The ratings reflect enviable operating performance, success at integrating acquisitions, strong equity base, geographic diversity, tight cost controls and size, Moody's said.

However, the ratings also continue to reflect higher than average business risk given D.R. Horton's appetite for acquisitions, greater debt leverage than its peers, capacity under its credit agreement that could lead to substantial additional debt, integration risks associated with the recent merger with Schuler Homes and the cyclical nature of homebuilding.

For the negative outlook to be lifted, the company would have to integrate Schuler Homes seamlessly and make substantial progress in meeting its capital structure projections, Moody's said.

For the debt ratings to be lowered, D.R. Horton would have to have difficulties in its integration of Schuler Homes and/or further stress its balance sheet.

Moody's confirms Gray Communications

Moody's Investors Service confirmed Gray Communications Systems, Inc.'s ratings including its $180 million of guaranteed senior subordinated notes due 2011 at B3 and its $50 million senior secured revolving credit facility due 2008 and $200 million senior secured term loan due 2009 at Ba3. The outlook is stable.

Moody's said the confirmation follows Gray's announcement of its proposed acquisition of Benedek Broadcasting's television stations for $500 million or 10 times 2001cash flow before corporate overhead.

The transaction is expected to be financed with a prudent mix of debt and equity, Moody's said.

Following the combination, the company's cash flow leverage for this year should improve in part because of the benefits of a political year and the amelioration of the advertising downturn as well as the likely reduction in combined corporate expenses and opportunities associated with television station clusters, the rating agency said.

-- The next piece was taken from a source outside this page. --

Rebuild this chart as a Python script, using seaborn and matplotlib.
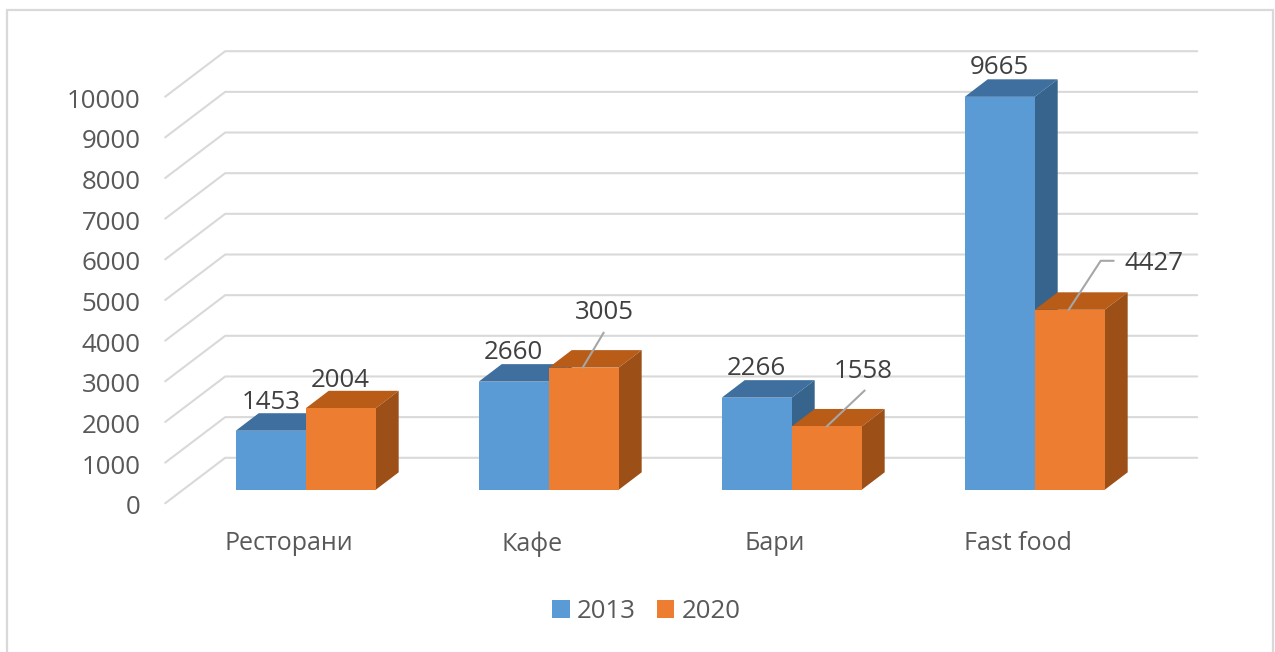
import matplotlib
matplotlib.use("Agg")
import matplotlib.pyplot as plt
from matplotlib.patches import Polygon, Rectangle
from matplotlib.transforms import ScaledTranslation, IdentityTransform
import pandas as pd
import seaborn as sns

categories = ["Ресторани", "Кафе", "Бари", "Fast food"]
values_2013 = [1453, 2660, 2266, 9665]
values_2020 = [2004, 3005, 1558, 4427]
years = ["2013", "2020"]
y_ticks = list(range(0, 10001, 1000))

W, H, DPI = 1275, 652, 100
BAR_COLORS = ["#5B9BD5", "#ED7D31"]
TOP_COLORS = ["#3E6F9E", "#B85C18"]
SIDE_COLORS = ["#36648C", "#9C5018"]
GRID = "#D9D9D9"
AXIS_TEXT = "#595959"
LABEL_TEXT = "#404040"
FONT_PT = 18.6
CAT_FONT_PT = 18

sns.set_theme(style="white")
plt.rcParams["font.family"] = ["Open Sans", "DejaVu Sans"]

df = pd.DataFrame({
    "category": categories * 2,
    "value": values_2013 + values_2020,
    "year": [years[0]] * 4 + [years[1]] * 4,
})

fig = plt.figure(figsize=(W / DPI, H / DPI), dpi=DPI, facecolor="white")
left, right, bottom_px, top_px = 184.2, 1156.2, 489.8, 83.2
ax = fig.add_axes([left / W, 1 - bottom_px / H, (right - left) / W, (bottom_px - top_px) / H])
ax.patch.set_alpha(0)

sns.barplot(data=df, x="category", y="value", hue="year", hue_order=years,
            palette=BAR_COLORS, saturation=1, width=0.576, gap=0, ax=ax)
ax.set_xlim(-0.5, 3.5)
ax.set_ylim(0, 10000)
ax.set_xlabel("")
ax.set_ylabel("")
sns.despine(ax=ax, left=True, bottom=True)
ax.grid(False)

# Pixel-space helpers (figure is saved at its own dpi)
ident = IdentityTransform()
DEPTH_X, DEPTH_Y = 23, 17.5
ax.figure.canvas.draw()

# Elbow gridlines: front wall edge -> back wall -> right end
for t in y_ticks:
    x0, y0 = ax.transAxes.transform((0, 0))[0], ax.transData.transform((0, t))[1]
    x1 = ax.transAxes.transform((1, 0))[0]
    ax.plot([x0 - 19, x0 + 41, x1 + 41], [y0 - 13.5, y0 + 32, y0 + 32],
            color=GRID, lw=1.5, transform=ident, clip_on=False, zorder=1,
            solid_joinstyle="round")

# 3-D faces derived from the bars that seaborn drew
for hue_i, container in enumerate(ax.containers):
    for bar in container:
        bar.set_zorder(2.5 + hue_i)
        bar.set_linewidth(0)
        (xa, ya) = ax.transData.transform((bar.get_x(), 0))
        (xb, yb) = ax.transData.transform((bar.get_x() + bar.get_width(), bar.get_height()))
        top = [(xa, yb), (xb, yb), (xb + DEPTH_X, yb + DEPTH_Y), (xa + DEPTH_X, yb + DEPTH_Y)]
        side = [(xb, ya), (xb + DEPTH_X, ya + DEPTH_Y), (xb + DEPTH_X, yb + DEPTH_Y), (xb, yb)]
        for pts, col in ((top, TOP_COLORS[hue_i]), (side, SIDE_COLORS[hue_i])):
            ax.add_patch(Polygon(pts, closed=True, facecolor=col, edgecolor="none",
                                 transform=ident, clip_on=False, zorder=2 + hue_i))

# Tick labels
ax.set_yticks(y_ticks)
ax.tick_params(axis="both", length=0, labelsize=FONT_PT, labelcolor=AXIS_TEXT)
ax.tick_params(axis="y", pad=31.5)
ax.tick_params(axis="x", pad=30, labelsize=CAT_FONT_PT)
ax.set_xticks(range(len(categories)), categories)
y_shift = ScaledTranslation(0, -15 / DPI, fig.dpi_scale_trans)
x_shift = ScaledTranslation(-16.7 / DPI, 0, fig.dpi_scale_trans)
for lab in ax.get_yticklabels():
    lab.set_transform(lab.get_transform() + y_shift)
for lab in ax.get_xticklabels():
    lab.set_transform(lab.get_transform() + x_shift)

# Data labels: label-centre offsets from bar-front top centre, in pixels (dx, up)
label_offsets = {
    "2013": [(1, 28), (0, 29), (0, 29), (0, 29)],
    "2020": [(0, 28), (21, 55), (37, 55), (84, 46)],
}
leaders = {
    ("2020", 1): [(-1, 0), (20, 35)],
    ("2020", 2): [(0, 0), (38, 36)],
    ("2020", 3): [(-1, 0), (31, 49), (44, 49)],
}
for hue_i, (year, container) in enumerate(zip(years, ax.containers)):
    for cat_i, bar in enumerate(container):
        cx = bar.get_x() + bar.get_width() / 2
        val = bar.get_height()
        px, py = ax.transData.transform((cx, val))
        dx, dy = label_offsets[year][cat_i]
        ax.text(px + dx, py + dy, f"{int(val)}", transform=ident, ha="center", va="center",
                fontsize=FONT_PT, color=LABEL_TEXT, zorder=8, clip_on=False)
        if (year, cat_i) in leaders:
            pts = leaders[(year, cat_i)]
            ax.plot([px + p[0] for p in pts], [py + p[1] for p in pts], color="#A6A6A6",
                    lw=1.5, transform=ident, zorder=7, clip_on=False)

# Legend
if ax.get_legend() is not None:
    ax.get_legend().remove()
handles = [ax.containers[0][0], ax.containers[1][0]]
fig.legend(handles, years, loc="center", bbox_to_anchor=(646.5 / W, 1 - 611.5 / H), ncol=2,
           frameon=False, fontsize=FONT_PT, labelcolor=AXIS_TEXT, handlelength=0.68,
           handleheight=0.68, handletextpad=0.28, columnspacing=0.8, borderpad=0)

# Chart-area frame (open at the picture's lower edge)
fig.add_artist(Rectangle((7 / W, -0.02), (1273 - 7) / W, 1.02 - 10 / H, transform=fig.transFigure,
                         facecolor="none", edgecolor=GRID, lw=1.6))

fig.savefig("out.png", dpi=DPI)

As of Dec. 31, 2001, Gray's leverage was high with Debt/EBITDA of 8.14 times but, according to management, the combined company should be closer to 6 times by year end.

Moody's rates Block's new notes B2, bank debt Ba2

Moody's Investors Service assigned a B2 rating to Block Communications, Inc.'s upcoming offering of $150 million senior subordinated notes and Ba2 rating to its new $225 million senior secured credit facilities. The outlook is stable.

Moody's said its ratings on Block reflect the risks posed by the company's high financial leverage and inadequate cash flow coverage of interest after capital expenditures; high planned capital investment associated with the network infrastructure and printing press upgrades in the company's cable and publishing operating segments, respectively; operating performance in its television and publishing segments that has been below that of the company's comparative peer groups; and the potential for work stoppages, inherent in all labor negotiations, in the company's publishing group if current or expected future contract talks are unsuccessful.

Block also suffers from the general risks of its operating segments, including high fixed costs, negative circulation trends and paper price volatility in the newspaper publishing sector; the high and rising costs of cable programming, particularly for smaller system operators, and execution risks associated with digital enhanced service roll-outs in the cable television sector; and the company's overall exposure to the cyclical advertising environment more broadly.

However Block's ratings benefit from the high underlying asset value of its technologically advanced cable network infrastructure, the implied "stick value" associated with its broadcast television station portfolio, and the operation of two newspapers which are prominent in their markets.

In particular, the company's Louisville operations, while under-performing, add material value to the broadcasting group due to the company's duopoly in this top 50 ranked market, Moody's said. Similarly, the company's newspaper operations include the Pittsburgh Post-Gazette, which is the dominant newspaper in the top 25 ranked Pittsburgh market.